Five years ago today, a blaze started just north of the border with Mexico. The Monument Fire, as it came to be called, burned more than 30,000 acres and left a lasting impact on Sierra Vista and the surrounding area. But amid the chaos of lost homes, fierce flames and billowing smoke, a community rallied together. Five years later, we share some of those stories.

Below are breakouts on animal evacuees, fire chiefs, businesses, families who lived through it and more. The newspaper created a hashtag, #5YRFIRE, so that readers could share their photos online. There is a QR code inside that takes readers to YouTube interviews with people who lived through the Monument Fire.

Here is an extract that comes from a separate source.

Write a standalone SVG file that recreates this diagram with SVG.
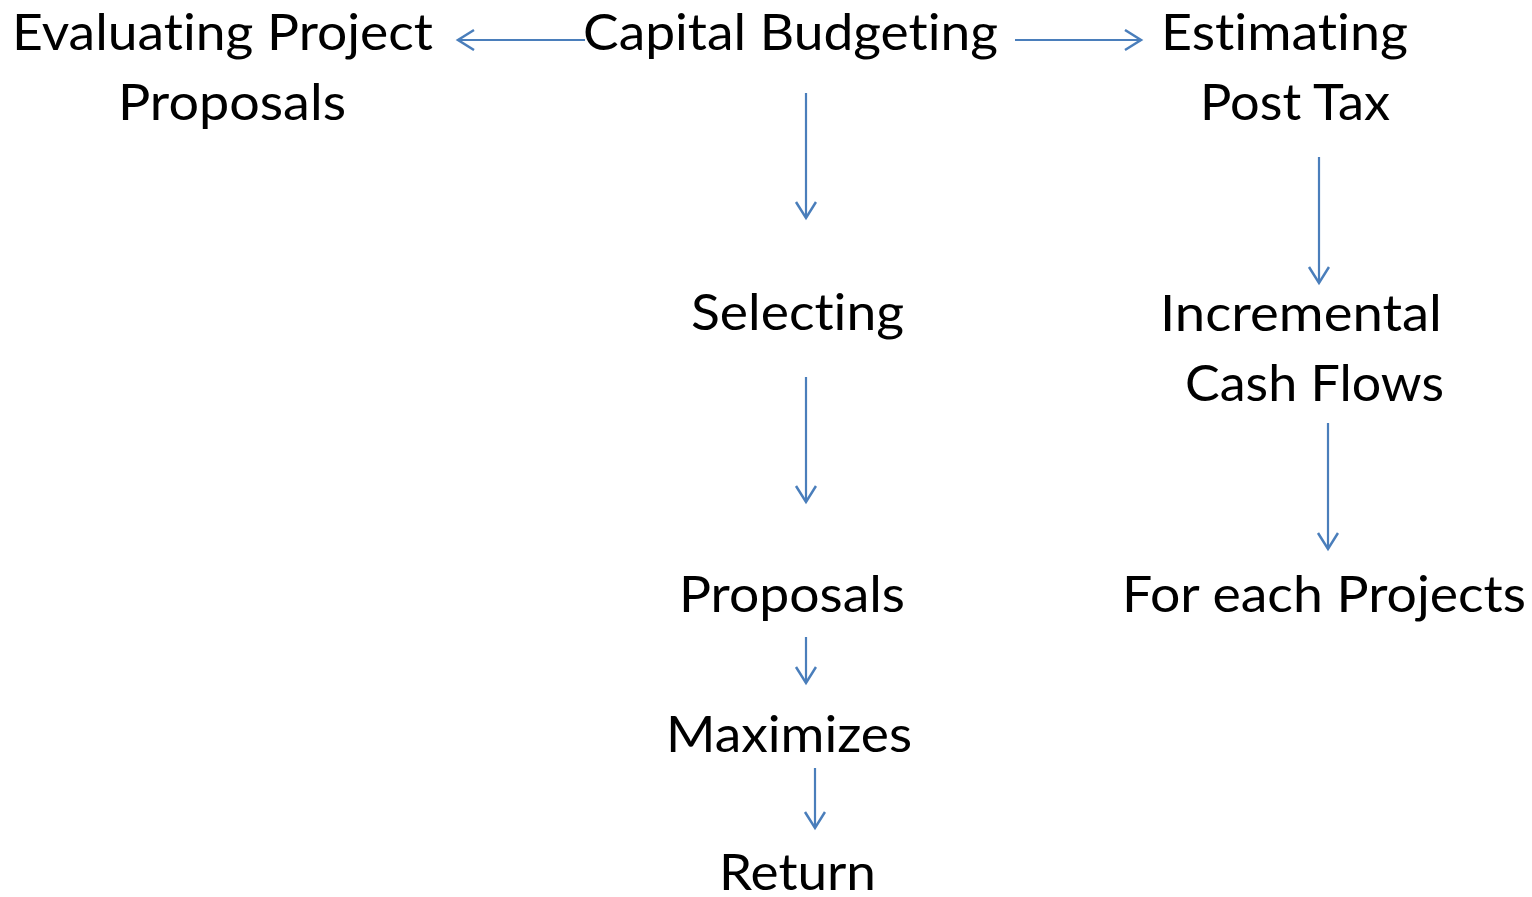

I was humbled to see such fine, thoughtful work about an event that changed the community forever. Far too many news teams would have let this slide or written a 15-inch story with a single horizontal photo remembering something that couldn’t possibly be contained that way. …

Managing Editor Liz Manring refuses to take much credit. She says the planning started later than you might think and was sparked by a reader.

“In late May, I got an email from a reader. It was a hilarious picture of his cat with the fire in the background,” she said. The email noted the upcoming anniversary. “It really wasn’t the best picture of the fire, however…”

It made her think. Photographer Mark Levy pulled out the file photos. Staffers who remembered the fire, like Derek Jordan and Eric Petermann, might have had a leg up, but interns Andrew Paxton and Karen Schaffner “brought fresh eyes” to the reporting, Liz said.

Liz said there has been a lot of interest in the coverage online, particularly on Facebook. She hasn’t heard a lot of direct feedback from readers and there may be a reason for that. She said a member of the newspaper’s reader advisory board told her the fire was still such a painful memory that many didn’t want to talk about it.

It’s a great, great local newspaper package with super social engagement.